O texto do projeto aprovado pela CLDF também previa que o Distrito Federal garantisse à mulher, assim que possível, o acesso ao exame de ultrassom com os batimentos cardíacos do nascituro. No entanto, durante a sessão na Casa, ficou decidido que esse inciso fosse retirado.
Segundo Joluzia Batista, do Centro Feminista de Estudos e Assessoria (Cfemea), há um movimento nacional de enraizar um proselitismo ideológico, ou seja, um esforço de tentar convencer pessoas a adotarem uma ideologia, doutrina, causa ou religião. Ela conta que, de acordo com um levantamento realizado pela organização, são cerca de 100 projetos de leis nesse sentido.
“É um contrassenso e paradoxo, porque gravidez infantil e abuso sexual a gente tem que tentar combater com informação e educação”, explica. “Estamos lidando com um conservadorismo profundo, dogmático, fundamentalista e reacionário, porque ele está, de fato, reagindo às conquistas e à consciência de liberdade que a grande maioria das mulheres têm”, diz Joluzia.
Debate na CLDF
Durante discussão, o deputado distrital Fábio Felix (Psol) disse que essa é uma campanha que trata de forma “muito ruim” e “desadequada” a questão dos direitos reprodutivos das mulheres. “Seria muito mais correto essa Casa tratar de uma semana de conscientização aos direitos reprodutivos das mulheres, não sobre conscientização contra o aborto”, argumentou o distrital.
“A gente sabe que o aborto legal, que é uma luta histórica, está em risco nesse país porque tem a PEC do estuprador, que foi aprovada esses dias na Comissão de Constituição e Justiça e de Cidadania da Câmara dos Deputados. Inclusive, querendo revogar o direito do aborto legal em casos de violência sexual contra mulheres. A gente sabe que a maioria das mulheres pratica o aborto em último caso, passando pelos serviços de saúde. Muitas mulheres, hoje, principalmente, em condições de pobreza, acabam morrendo na prática do aborto”, argumentou Felix.
Também da oposição, o deputado Gabriel Magno (PT/) defendeu que é preciso fortalecer mecanismos de educação sexual nas escolas, acesso à informação e aos equipamentos de saúde pública. “O debate sobre o aborto é não permitir tentar criminalizar as mulheres, muitas delas crianças nas hipóteses, hoje, de aborto legal”, explicou.
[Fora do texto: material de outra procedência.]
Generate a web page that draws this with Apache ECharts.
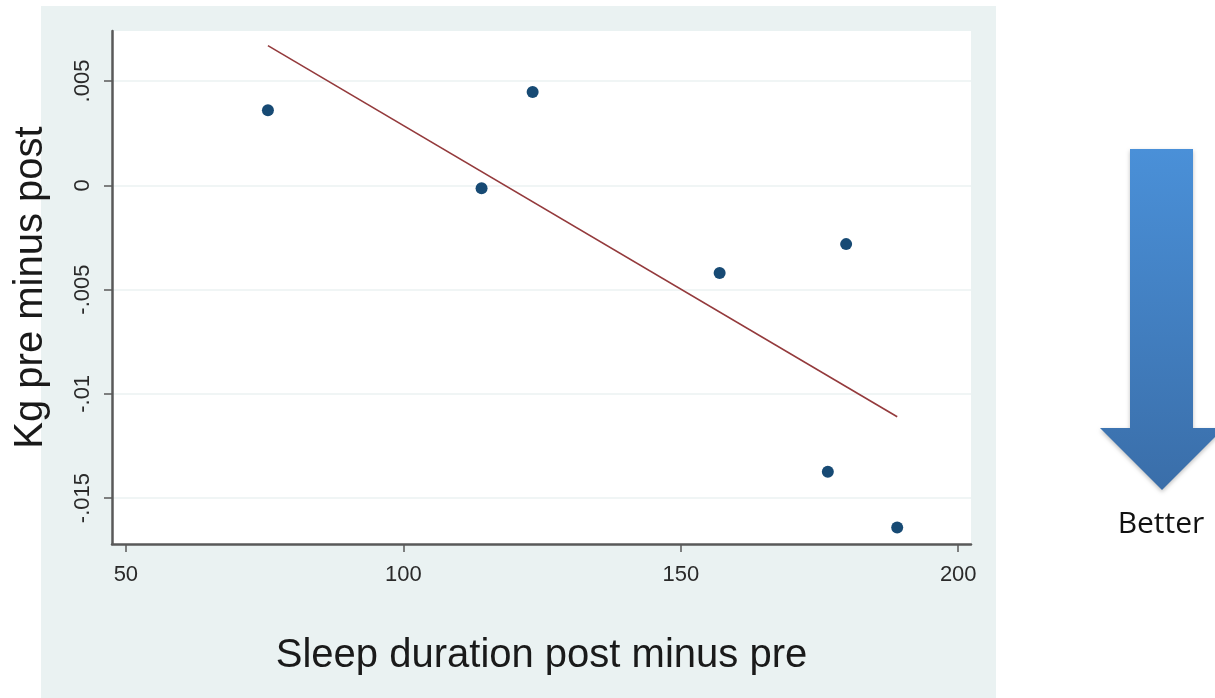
<!DOCTYPE html>
<html>
<head>
<meta charset="utf-8">
<title>Kg pre minus post vs sleep duration</title>
<script src="https://cdn.jsdelivr.net/npm/echarts@6/dist/echarts.min.js"></script>
<style>
  html, body { margin: 0; padding: 0; background: #fff; }
  #chart { width: 1215px; height: 698px; }
</style>
</head>
<body>
<div id="chart"></div>
<script>
// observations: sleep change (min) vs weight change (kg)
const sleepDiff = [75.6, 114.1, 123.3, 157.0, 176.5, 179.8, 189.0];
const kgDiff = [0.0036, -0.00014, 0.00447, -0.00421, -0.01373, -0.00282, -0.01641];

// fitted line end points
const fitX = [75.6, 189.0];
const fitY = [0.0067, -0.0111];

const xTicks = [50, 100, 150, 200];
const yTicks = [-0.015, -0.01, -0.005, 0, 0.005];

const AXIS_GREY = "#595959";

const chart = echarts.init(document.getElementById("chart"));

chart.setOption({
  animation: false,
  grid: {
    left: 112,
    top: 31,
    right: 244,
    bottom: 154,
    outerBoundsMode: "none",
    containLabel: false,
    show: true,
    backgroundColor: "#fff",
    borderWidth: 0,
  },
  graphic: [
    {
      type: "rect",
      z: -10,
      shape: { x: 41, y: 6, width: 955, height: 692 },
      style: { fill: "#eaf2f2" },
    },
    {
      // "better" arrow
      type: "polygon",
      shape: {
        points: [
          [1130, 149], [1193, 149], [1193, 428], [1224, 428],
          [1162, 490], [1100, 428], [1130, 428],
        ],
      },
      style: {
        fill: new echarts.graphic.LinearGradient(0, 0, 0, 1, [
          { offset: 0, color: "#4a90d8" },
          { offset: 1, color: "#3a6ea9" },
        ]),
        shadowBlur: 4,
        shadowColor: "rgba(0,0,0,0.25)",
        shadowOffsetY: 2,
      },
    },
    {
      type: "text",
      x: 1161,
      y: 524,
      style: {
        text: "Better",
        font: '30px "Open Sans"',
        fill: "#111",
        textAlign: "center",
        textVerticalAlign: "middle",
      },
    },
  ],
  xAxis: {
    type: "value",
    min: 47.5,
    max: 202.3,
    name: "Sleep duration post minus pre",
    nameLocation: "middle",
    nameGap: 92,
    nameTextStyle: { fontFamily: "Liberation Sans", fontSize: 40, color: "#1a1a1a" },
    axisLine: { show: true, onZero: false, lineStyle: { color: AXIS_GREY, width: 2.5 } },
    axisTick: {
      show: true,
      length: 8,
      customValues: xTicks,
      lineStyle: { color: AXIS_GREY, width: 1.5 },
    },
    axisLabel: {
      customValues: xTicks,
      margin: 20,
      fontFamily: "Liberation Sans",
      fontSize: 22,
      color: "#2a2a2a",
    },
    splitLine: { show: false },
  },
  yAxis: {
    type: "value",
    min: -0.0172,
    max: 0.0074,
    name: "Kg pre minus post",
    nameLocation: "middle",
    nameGap: 61,
    nameTextStyle: { fontFamily: "Liberation Sans", fontSize: 40, color: "#1a1a1a" },
    axisLine: { show: true, onZero: false, lineStyle: { color: AXIS_GREY, width: 2.5 } },
    axisTick: {
      show: true,
      length: 8,
      customValues: yTicks,
      lineStyle: { color: AXIS_GREY, width: 1.5 },
    },
    axisLabel: {
      customValues: yTicks,
      rotate: 90,
      margin: 18,
      fontFamily: "Liberation Sans",
      fontSize: 22,
      color: "#2a2a2a",
      formatter: (v) => String(+v.toFixed(4)).replace("0.", "."),
    },
    splitLine: { show: true, lineStyle: { color: "#ebf2f2", width: 1.5 } },
  },
  series: [
    {
      type: "line",
      data: fitX.map((x, i) => [x, fitY[i]]),
      symbol: "none",
      lineStyle: { color: "#943a3c", width: 1.6 },
      z: 2,
    },
    {
      type: "scatter",
      data: sleepDiff.map((x, i) => [x, kgDiff[i]]),
      symbolSize: 12,
      itemStyle: { color: "#174a74", opacity: 1 },
      z: 3,
    },
  ],
});
</script>
</body>
</html>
“O projeto reforça, mais uma vez, o estigma, o preconceito e a agenda que coloca a responsabilidade desse processo nas mulheres e não de avançar em uma prática que garanta o direito da vida das mulheres e seus direitos sexuais reprodutivos”, informou Magno.
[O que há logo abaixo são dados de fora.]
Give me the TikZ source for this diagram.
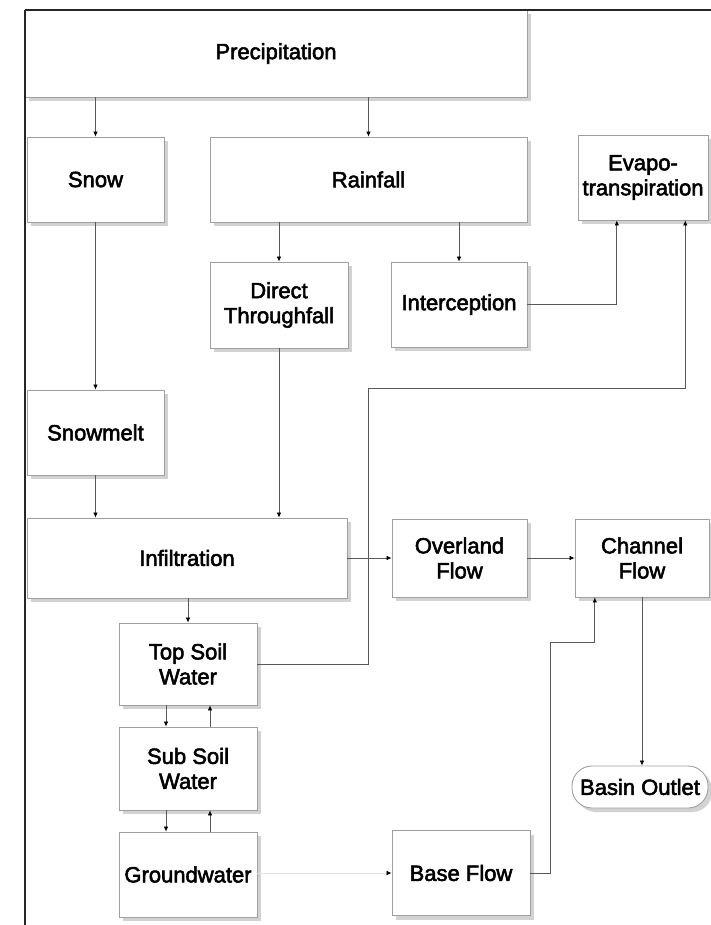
\documentclass[tikz,border=0pt]{standalone}
\usepackage{fontspec}
\newfontfamily\diagfont{Liberation Sans}
\newcommand\heavytext[1]{\special{pdf:code 2 Tr 0.55 w}#1\special{pdf:code 0 Tr 0.3985 w}}
\usetikzlibrary{arrows.meta,calc,shadows}
\begin{document}
\begin{tikzpicture}[x=1pt,y=-1pt,
  box/.style={draw=gray!75, line width=0.9pt, fill=white, inner sep=0pt, align=center,
    font=\diagfont\fontsize{22}{25}\selectfont,
    drop shadow={shadow xshift=4pt, shadow yshift=-4pt, fill=gray!35, opacity=1}},
  conn/.style={draw=gray!70!black, line width=0.7pt, -{Latex[length=5pt,width=4.5pt,black]}},
  frame/.style={draw=black!85, line width=2.6pt}]
\useasboundingbox (0,0) rectangle (711,925);
% boxes
\node[box, minimum width=502pt, minimum height=87pt] (prec) at (276,53.5) {\heavytext{Precipitation}};
\node[box, minimum width=137pt, minimum height=85pt] (snow) at (95.5,179.5) {\heavytext{Snow}};
\node[box, minimum width=317pt, minimum height=85pt] (rain) at (368.5,179.5) {\heavytext{Rainfall}};
\node[box, minimum width=130pt, minimum height=85pt] (evapo) at (643,177.5) {\heavytext{Evapo-}\\\heavytext{transpiration}};
\node[box, minimum width=138pt, minimum height=86pt] (dt) at (279,305) {\heavytext{Direct}\\\heavytext{Throughfall}};
\node[box, minimum width=136pt, minimum height=85pt] (int) at (459,304.5) {\heavytext{Interception}};
\node[box, minimum width=137pt, minimum height=85pt] (melt) at (95.5,432.5) {\heavytext{Snowmelt}};
\node[box, minimum width=320pt, minimum height=80pt] (inf) at (187,558) {\heavytext{Infiltration}};
\node[box, minimum width=135pt, minimum height=78pt] (over) at (459.5,558) {\heavytext{Overland}\\\heavytext{Flow}};
\node[box, minimum width=134pt, minimum height=78pt] (chan) at (642,558) {\heavytext{Channel}\\\heavytext{Flow}};
\node[box, minimum width=138pt, minimum height=82pt] (top) at (188,664) {\heavytext{Top Soil}\\\heavytext{Water}};
\node[box, minimum width=138pt, minimum height=83pt] (sub) at (188,768.5) {\heavytext{Sub Soil}\\\heavytext{Water}};
\node[box, minimum width=138pt, minimum height=85pt] (gw) at (188,874.5) {\heavytext{Groundwater}};
\node[box, minimum width=138pt, minimum height=85pt] (base) at (461,873) {\heavytext{Base Flow}};
\node[box, minimum width=136pt, minimum height=42pt, rounded corners=20pt] (basin) at (640,787) {\heavytext{Basin Outlet}};
% helper coordinates
\coordinate (ev1) at ($(evapo.south west)!0.3!(evapo.south east)$);
\coordinate (ev2) at ($(evapo.south west)!0.823!(evapo.south east)$);
\coordinate (ch1) at ($(chan.south west)!0.15!(chan.south east)$);
\coordinate (j1) at (368,388);
\coordinate (j2) at (550,642);
% connectors
\draw[conn] (prec.south -| snow.north) -- (snow.north);
\draw[conn] (rain.north |- prec.south) -- (rain.north);
\draw[conn] (dt.north |- rain.south) -- (dt.north);
\draw[conn] (int.north |- rain.south) -- (int.north);
\draw[conn] (snow.south) -- (melt.north);
\draw[conn] (melt.south) -- (melt.south |- inf.north);
\draw[conn] (dt.south) -- (dt.south |- inf.north);
\draw[conn] (int.east) -| (ev1);
\draw[conn] (top.east) -| (j1) -| (ev2);
\draw[conn] (inf.east) -- (inf.east -| over.west);
\draw[conn] (over.east) -- (over.east -| chan.west);
\draw[conn] (chan.south) -- (chan.south |- basin.north);
\draw[conn] (base.east) -| (j2) -| (ch1);
\draw[conn] (top.north |- inf.south) -- (top.north);
\draw[conn] ([xshift=-22pt]top.south) -- ([xshift=-22pt]sub.north);
\draw[conn] ([xshift=22pt]sub.north) -- ([xshift=22pt]top.south);
\draw[conn] ([xshift=-22pt]sub.south) -- ([xshift=-22pt]gw.north);
\draw[conn] ([xshift=22pt]gw.north) -- ([xshift=22pt]sub.south);
\draw[conn, draw=gray!20] (gw.east |- base.west) -- (base.west);
% frame
\draw[frame] (25,10) -- (711,10);
\draw[frame] (25,10) -- (25,925);
\end{tikzpicture}
\end{document}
O deputado também apresentou um novo estudo que diz que o Brasil registra mais de 11 mil partos anuais resultantes de violência sexual contra meninas menores de 14 anos. A pesquisa foi realizada pelo Centro Internacional de Equidade em Saúde da Universidade Federal de Pelotas, com apoio de uma organização humanitária, e mostra que, em 2022, 40% das meninas nessa faixa etária começaram o pré-natal após o terceiro mês de gestação.
Ainda na sessão, a deputada Dayse Amarillio (PSB) pediu que o debate fosse mais aprofundado, uma vez que, segundo ela, o aborto é uma questão “muito mais transversal”. “O aborto é um tema que passa pelo debate de métodos contraceptivos que as mulheres não têm. Ele passa por discussão de creche, aborto legal.”
Após a discussão, o projeto foi aprovado por 15 deputados. Votaram contra os parlamentares Max Maciel (Psol), Fábio Felix (Psol), Gabriel Magno (PT), Chico Vigilante (PT) e Ricardo Vale (PT). “Nenhuma das deputadas eleitas voltou contra o projeto. Isso mostra a construção de uma retórica fascista de ataque aos direitos das mulheres já visando a propaganda eleitoral para 2026”, analisa Thaísa.